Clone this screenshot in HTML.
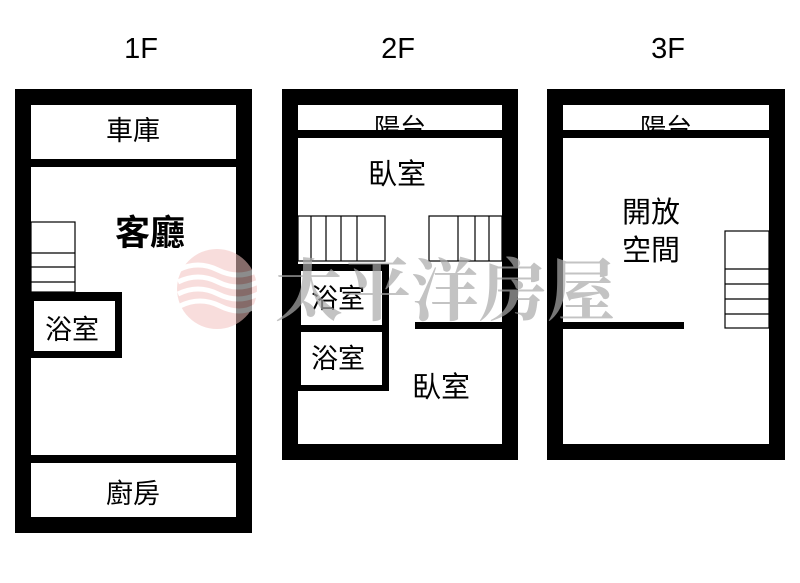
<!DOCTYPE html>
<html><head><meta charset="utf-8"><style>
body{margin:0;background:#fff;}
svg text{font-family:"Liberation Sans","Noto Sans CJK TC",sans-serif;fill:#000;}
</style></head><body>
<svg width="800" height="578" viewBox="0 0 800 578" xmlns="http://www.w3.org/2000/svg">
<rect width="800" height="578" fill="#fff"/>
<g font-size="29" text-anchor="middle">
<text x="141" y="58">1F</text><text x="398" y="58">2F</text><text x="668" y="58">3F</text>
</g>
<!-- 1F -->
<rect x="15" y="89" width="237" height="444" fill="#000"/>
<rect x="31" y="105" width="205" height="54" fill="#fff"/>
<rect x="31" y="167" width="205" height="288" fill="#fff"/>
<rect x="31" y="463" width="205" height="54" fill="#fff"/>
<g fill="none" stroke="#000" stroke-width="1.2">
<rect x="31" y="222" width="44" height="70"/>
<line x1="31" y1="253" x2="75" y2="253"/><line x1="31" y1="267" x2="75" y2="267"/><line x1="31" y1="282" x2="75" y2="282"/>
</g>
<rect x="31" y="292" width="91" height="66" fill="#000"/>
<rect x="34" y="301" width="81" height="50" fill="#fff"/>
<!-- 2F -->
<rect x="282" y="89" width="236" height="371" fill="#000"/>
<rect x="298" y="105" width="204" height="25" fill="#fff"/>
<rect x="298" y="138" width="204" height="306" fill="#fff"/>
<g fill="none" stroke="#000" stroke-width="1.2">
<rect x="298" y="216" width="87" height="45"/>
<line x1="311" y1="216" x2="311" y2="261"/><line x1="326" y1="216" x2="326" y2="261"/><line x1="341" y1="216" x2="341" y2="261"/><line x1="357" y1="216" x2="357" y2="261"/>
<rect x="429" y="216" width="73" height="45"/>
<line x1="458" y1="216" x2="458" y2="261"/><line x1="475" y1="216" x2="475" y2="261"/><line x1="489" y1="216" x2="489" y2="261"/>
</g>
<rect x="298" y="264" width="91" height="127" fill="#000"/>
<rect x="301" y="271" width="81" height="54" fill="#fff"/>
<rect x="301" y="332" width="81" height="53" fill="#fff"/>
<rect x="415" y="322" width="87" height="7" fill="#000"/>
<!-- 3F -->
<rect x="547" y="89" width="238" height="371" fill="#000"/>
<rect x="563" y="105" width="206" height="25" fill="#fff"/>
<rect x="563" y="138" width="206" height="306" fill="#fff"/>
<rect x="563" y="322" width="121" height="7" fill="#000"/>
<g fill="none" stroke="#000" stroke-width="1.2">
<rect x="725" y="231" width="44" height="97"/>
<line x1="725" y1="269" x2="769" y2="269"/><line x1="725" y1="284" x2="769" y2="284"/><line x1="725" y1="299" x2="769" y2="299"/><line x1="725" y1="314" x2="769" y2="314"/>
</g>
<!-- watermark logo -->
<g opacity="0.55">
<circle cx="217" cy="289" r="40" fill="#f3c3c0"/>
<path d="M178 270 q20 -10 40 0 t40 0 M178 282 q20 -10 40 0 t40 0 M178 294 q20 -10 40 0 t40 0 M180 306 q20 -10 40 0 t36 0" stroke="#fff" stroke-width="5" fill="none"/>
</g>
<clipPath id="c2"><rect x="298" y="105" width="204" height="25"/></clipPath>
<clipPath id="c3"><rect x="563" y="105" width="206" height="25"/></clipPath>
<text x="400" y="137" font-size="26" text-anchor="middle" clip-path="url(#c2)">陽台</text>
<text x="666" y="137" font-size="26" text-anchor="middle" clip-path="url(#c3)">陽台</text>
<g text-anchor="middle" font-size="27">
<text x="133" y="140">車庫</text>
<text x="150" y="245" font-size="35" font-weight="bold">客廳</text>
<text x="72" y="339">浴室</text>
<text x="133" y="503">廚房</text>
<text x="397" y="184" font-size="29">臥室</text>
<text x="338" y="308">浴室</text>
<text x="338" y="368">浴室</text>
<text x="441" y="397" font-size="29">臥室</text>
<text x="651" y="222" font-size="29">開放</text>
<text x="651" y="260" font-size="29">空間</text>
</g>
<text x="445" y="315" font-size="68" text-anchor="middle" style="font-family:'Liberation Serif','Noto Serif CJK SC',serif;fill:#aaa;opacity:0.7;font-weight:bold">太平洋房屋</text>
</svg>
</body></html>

*****

Repeat the material above in full and exactly, apart from the pictures.

Clone this screenshot in HTML.
<!DOCTYPE html>
<html><head><meta charset="utf-8"><style>
body{margin:0;background:#fff;}
svg text{font-family:"Liberation Sans","Noto Sans CJK TC",sans-serif;fill:#000;}
</style></head><body>
<svg width="800" height="578" viewBox="0 0 800 578" xmlns="http://www.w3.org/2000/svg">
<rect width="800" height="578" fill="#fff"/>
<g font-size="29" text-anchor="middle">
<text x="141" y="58">1F</text><text x="398" y="58">2F</text><text x="668" y="58">3F</text>
</g>
<!-- 1F -->
<rect x="15" y="89" width="237" height="444" fill="#000"/>
<rect x="31" y="105" width="205" height="54" fill="#fff"/>
<rect x="31" y="167" width="205" height="288" fill="#fff"/>
<rect x="31" y="463" width="205" height="54" fill="#fff"/>
<g fill="none" stroke="#000" stroke-width="1.2">
<rect x="31" y="222" width="44" height="70"/>
<line x1="31" y1="253" x2="75" y2="253"/><line x1="31" y1="267" x2="75" y2="267"/><line x1="31" y1="282" x2="75" y2="282"/>
</g>
<rect x="31" y="292" width="91" height="66" fill="#000"/>
<rect x="34" y="301" width="81" height="50" fill="#fff"/>
<!-- 2F -->
<rect x="282" y="89" width="236" height="371" fill="#000"/>
<rect x="298" y="105" width="204" height="25" fill="#fff"/>
<rect x="298" y="138" width="204" height="306" fill="#fff"/>
<g fill="none" stroke="#000" stroke-width="1.2">
<rect x="298" y="216" width="87" height="45"/>
<line x1="311" y1="216" x2="311" y2="261"/><line x1="326" y1="216" x2="326" y2="261"/><line x1="341" y1="216" x2="341" y2="261"/><line x1="357" y1="216" x2="357" y2="261"/>
<rect x="429" y="216" width="73" height="45"/>
<line x1="458" y1="216" x2="458" y2="261"/><line x1="475" y1="216" x2="475" y2="261"/><line x1="489" y1="216" x2="489" y2="261"/>
</g>
<rect x="298" y="264" width="91" height="127" fill="#000"/>
<rect x="301" y="271" width="81" height="54" fill="#fff"/>
<rect x="301" y="332" width="81" height="53" fill="#fff"/>
<rect x="415" y="322" width="87" height="7" fill="#000"/>
<!-- 3F -->
<rect x="547" y="89" width="238" height="371" fill="#000"/>
<rect x="563" y="105" width="206" height="25" fill="#fff"/>
<rect x="563" y="138" width="206" height="306" fill="#fff"/>
<rect x="563" y="322" width="121" height="7" fill="#000"/>
<g fill="none" stroke="#000" stroke-width="1.2">
<rect x="725" y="231" width="44" height="97"/>
<line x1="725" y1="269" x2="769" y2="269"/><line x1="725" y1="284" x2="769" y2="284"/><line x1="725" y1="299" x2="769" y2="299"/><line x1="725" y1="314" x2="769" y2="314"/>
</g>
<!-- watermark logo -->
<g opacity="0.55">
<circle cx="217" cy="289" r="40" fill="#f3c3c0"/>
<path d="M178 270 q20 -10 40 0 t40 0 M178 282 q20 -10 40 0 t40 0 M178 294 q20 -10 40 0 t40 0 M180 306 q20 -10 40 0 t36 0" stroke="#fff" stroke-width="5" fill="none"/>
</g>
<clipPath id="c2"><rect x="298" y="105" width="204" height="25"/></clipPath>
<clipPath id="c3"><rect x="563" y="105" width="206" height="25"/></clipPath>
<text x="400" y="137" font-size="26" text-anchor="middle" clip-path="url(#c2)">陽台</text>
<text x="666" y="137" font-size="26" text-anchor="middle" clip-path="url(#c3)">陽台</text>
<g text-anchor="middle" font-size="27">
<text x="133" y="140">車庫</text>
<text x="150" y="245" font-size="35" font-weight="bold">客廳</text>
<text x="72" y="339">浴室</text>
<text x="133" y="503">廚房</text>
<text x="397" y="184" font-size="29">臥室</text>
<text x="338" y="308">浴室</text>
<text x="338" y="368">浴室</text>
<text x="441" y="397" font-size="29">臥室</text>
<text x="651" y="222" font-size="29">開放</text>
<text x="651" y="260" font-size="29">空間</text>
</g>
<text x="445" y="315" font-size="68" text-anchor="middle" style="font-family:'Liberation Serif','Noto Serif CJK SC',serif;fill:#aaa;opacity:0.7;font-weight:bold">太平洋房屋</text>
</svg>
</body></html>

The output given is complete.